After the worker batch-tags several rows, the machine learning immediately starts creating new tag groups and populating existing groups with new tags.

After scaling the scope down to a batch of work that could be implemented during the Proof of Concept period, I designed high-fidelity mockups for the reduced slice of the experience and recorded their requirements as JIRA stories.

Due to the limited number of developers available for implementing Highlight, I took on the role of a developer, writing front-end code alongside two engineers. I focused my efforts on interface animation and areas where multiple user flows collided, as well as User Acceptance Testing. I prioritized completing end-to-end user flows one at a time, which allowed me to frequently demo new features to internal stakeholders and quickly incorporate their feedback. This approach to feature development allowed us to deliver several iterations of Highlight throughout the Proof of Concept timeframe.


When all stakeholders were satisfied with testing results and stability, we reorganized the document processing workflow to use Highlight instead of the legacy tagging tool, and released it to the client's internal workforce. Workers were able to extract data much faster than before – a document that used to take 30 minutes with their original in-house method could be done in as little as 30 seconds when going through the Highlight workflow. Ultimately, this project led to an 80% reduction in full-time employees dealing with document extraction. Workers no longer felt the need to go off-tool due to the frustrating user experience, and were able to process all but the gnarliest PDFs within the Highlight tool.

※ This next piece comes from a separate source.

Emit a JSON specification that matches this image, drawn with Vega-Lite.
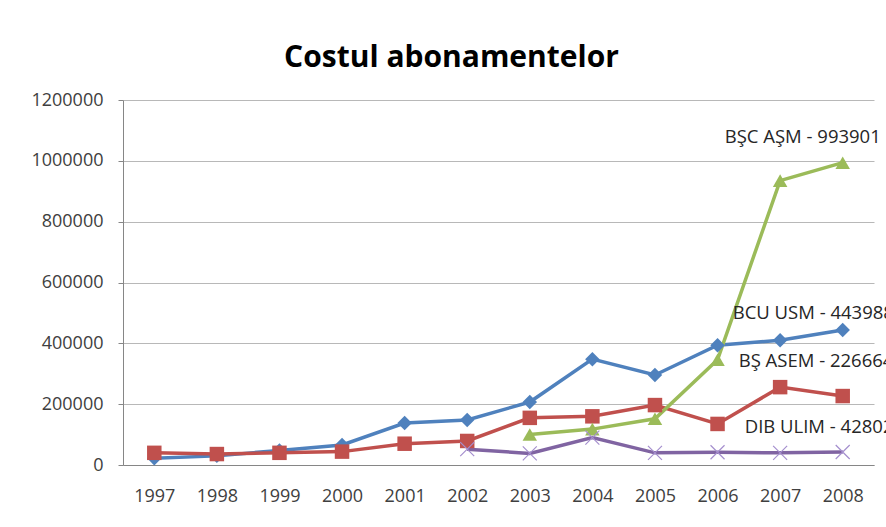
{
  "$schema": "https://vega.github.io/schema/vega-lite/v6.json",
  "width": 751,
  "height": 365,
  "autosize": {"type": "none"},
  "padding": {"left": 123, "top": 100, "right": 12, "bottom": 62},
  "background": "white",
  "title": {
    "text": "Costul abonamentelor",
    "font": "Open Sans",
    "fontSize": 30,
    "fontWeight": "bold",
    "color": "#000000",
    "anchor": "middle",
    "frame": "group",
    "baseline": "alphabetic",
    "offset": 34,
    "dx": -47,
    "dy": 40
  },
  "config": {
    "view": {"stroke": null},
    "font": "Open Sans"
  },
  "data": {
    "values": [
      {"year": "1997", "series": "BCU USM", "value": 22000},
      {"year": "1998", "series": "BCU USM", "value": 30000},
      {"year": "1999", "series": "BCU USM", "value": 48000},
      {"year": "2000", "series": "BCU USM", "value": 66000},
      {"year": "2001", "series": "BCU USM", "value": 138000},
      {"year": "2002", "series": "BCU USM", "value": 148000},
      {"year": "2003", "series": "BCU USM", "value": 207000},
      {"year": "2004", "series": "BCU USM", "value": 348000},
      {"year": "2005", "series": "BCU USM", "value": 296000},
      {"year": "2006", "series": "BCU USM", "value": 394000},
      {"year": "2007", "series": "BCU USM", "value": 410000},
      {"year": "2008", "series": "BCU USM", "value": 443988},
      {"year": "1997", "series": "BŞ ASEM", "value": 40000},
      {"year": "1998", "series": "BŞ ASEM", "value": 36000},
      {"year": "1999", "series": "BŞ ASEM", "value": 40000},
      {"year": "2000", "series": "BŞ ASEM", "value": 44000},
      {"year": "2001", "series": "BŞ ASEM", "value": 70000},
      {"year": "2002", "series": "BŞ ASEM", "value": 79000},
      {"year": "2003", "series": "BŞ ASEM", "value": 155000},
      {"year": "2004", "series": "BŞ ASEM", "value": 160000},
      {"year": "2005", "series": "BŞ ASEM", "value": 197000},
      {"year": "2006", "series": "BŞ ASEM", "value": 135000},
      {"year": "2007", "series": "BŞ ASEM", "value": 256000},
      {"year": "2008", "series": "BŞ ASEM", "value": 226664},
      {"year": "2003", "series": "BŞC AŞM", "value": 100000},
      {"year": "2004", "series": "BŞC AŞM", "value": 118000},
      {"year": "2005", "series": "BŞC AŞM", "value": 152000},
      {"year": "2006", "series": "BŞC AŞM", "value": 346000},
      {"year": "2007", "series": "BŞC AŞM", "value": 935000},
      {"year": "2008", "series": "BŞC AŞM", "value": 993901},
      {"year": "2002", "series": "DIB ULIM", "value": 52000},
      {"year": "2003", "series": "DIB ULIM", "value": 38000},
      {"year": "2004", "series": "DIB ULIM", "value": 90000},
      {"year": "2005", "series": "DIB ULIM", "value": 40000},
      {"year": "2006", "series": "DIB ULIM", "value": 42000},
      {"year": "2007", "series": "DIB ULIM", "value": 40000},
      {"year": "2008", "series": "DIB ULIM", "value": 42802}
    ]
  },
  "encoding": {
    "x": {
      "field": "year",
      "type": "ordinal",
      "scale": {"type": "point", "padding": 0.5},
      "axis": {
        "title": null,
        "labelAngle": 0,
        "labelFont": "Open Sans",
        "labelFontSize": 18,
        "labelColor": "#404040",
        "labelPadding": 22,
        "ticks": false,
        "grid": false,
        "domainColor": "#868686",
        "domainWidth": 1
      }
    },
    "y": {
      "field": "value",
      "type": "quantitative",
      "scale": {"domain": [0, 1200000], "nice": false},
      "axis": {
        "title": null,
        "values": [0, 200000, 400000, 600000, 800000, 1000000, 1200000],
        "format": "d",
        "labelFont": "Open Sans",
        "labelFontSize": 18,
        "labelColor": "#404040",
        "labelPadding": 15,
        "tickSize": 5,
        "tickColor": "#868686",
        "domainColor": "#868686",
        "gridColor": "#b8b8b8",
        "gridWidth": 1
      }
    }
  },
  "layer": [
    {
      "mark": {"type": "line", "strokeWidth": 3.5},
      "encoding": {
        "color": {
          "field": "series",
          "type": "nominal",
          "scale": {
            "domain": ["BCU USM", "BŞ ASEM", "BŞC AŞM", "DIB ULIM"],
            "range": ["#4F81BD", "#C0504D", "#9BBB59", "#8064A2"]
          },
          "legend": null
        }
      }
    },
    {
      "transform": [{"filter": "datum.series !== 'DIB ULIM'"}],
      "mark": {"type": "point", "filled": true, "opacity": 1, "size": 210},
      "encoding": {
        "color": {
          "field": "series",
          "type": "nominal",
          "scale": {
            "domain": ["BCU USM", "BŞ ASEM", "BŞC AŞM", "DIB ULIM"],
            "range": ["#4F81BD", "#C0504D", "#9BBB59", "#8064A2"]
          },
          "legend": null
        },
        "shape": {
          "field": "series",
          "type": "nominal",
          "scale": {
            "domain": ["BCU USM", "BŞ ASEM", "BŞC AŞM"],
            "range": ["diamond", "square", "triangle-up"]
          },
          "legend": null
        }
      }
    },
    {
      "transform": [{"filter": "datum.series === 'DIB ULIM'"}],
      "mark": {
        "type": "point",
        "filled": false,
        "shape": "M-1,-1L1,1M-1,1L1,-1",
        "size": 196,
        "stroke": "#A58FCE",
        "strokeWidth": 1.2,
        "opacity": 1
      }
    },
    {
      "data": {"values": [{"year": "2008", "value": 993901, "label": "BŞC  AŞM - 993901"}]},
      "mark": {"type": "text", "align": "left", "baseline": "middle", "dx": -118, "dy": -26, "font": "Open Sans", "fontSize": 18.5, "color": "#262626"},
      "encoding": {"text": {"field": "label"}}
    },
    {
      "data": {"values": [{"year": "2008", "value": 443988, "label": "BCU USM - 443988"}]},
      "mark": {"type": "text", "align": "left", "baseline": "middle", "dx": -110, "dy": -17, "font": "Open Sans", "fontSize": 18.5, "color": "#262626"},
      "encoding": {"text": {"field": "label"}}
    },
    {
      "data": {"values": [{"year": "2008", "value": 226664, "label": "BŞ ASEM - 226664"}]},
      "mark": {"type": "text", "align": "left", "baseline": "middle", "dx": -104, "dy": -35, "font": "Open Sans", "fontSize": 18.5, "color": "#262626"},
      "encoding": {"text": {"field": "label"}}
    },
    {
      "data": {"values": [{"year": "2008", "value": 42802, "label": "DIB ULIM - 42802"}]},
      "mark": {"type": "text", "align": "left", "baseline": "middle", "dx": -98, "dy": -25, "font": "Open Sans", "fontSize": 18.5, "color": "#262626"},
      "encoding": {"text": {"field": "label"}}
    }
  ]
}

The straightforward user experience also allowed Workfusion to trial Highlight for public crowd usage, where time spent learning a new tool can be costly for workers who are paid per completed task. With incremental adjustments, Highlight proved to be easy enough for these workers to use, and Workfusion fully retired the original tool.

Learning outcomes

Going into this project, I had no product management training. It was challenging at first to switch from higher-level value-focused descriptions and demonstrations of my designs to low-level, high-detail state by state requirements that developers needed in order to implement the functionality. Part of why I contributed to the coding of Highlight was because I had difficulty explaining some of the more complex interactions.

However, diving into that level of detail made it difficult for me to focus on the bigger picture, and my flows ended up not being fully thought out in several areas. Encountering these bugs during a demo to stakeholders was embarrassing, but I was able to use the opportunity to get another developer for my team, freeing me up to focus on the product manager's role.

I did find that editing the code myself was a very effective strategy for situations where the developers had nearly, but not completely, followed requirements. Closing that gap without needing to hold demos and meetings greatly accelerated the pace of our work.

I also started off on shaky ground when demoing our progress to senior stakeholders. The team received a mixture of feedback about bugs and requests for new features, and I found it hard to push back against my manager's demands. This led to several cycles where we could not quickly hold another demo, since our new code branch would introduce bugs from new features even as we fixed bugs in the old ones. Realizing that it would take time for us to meet their requirements, the stakeholders relented and gave us the room to adopt a release cadence where we could fix known bugs, and only then open a branch for new features.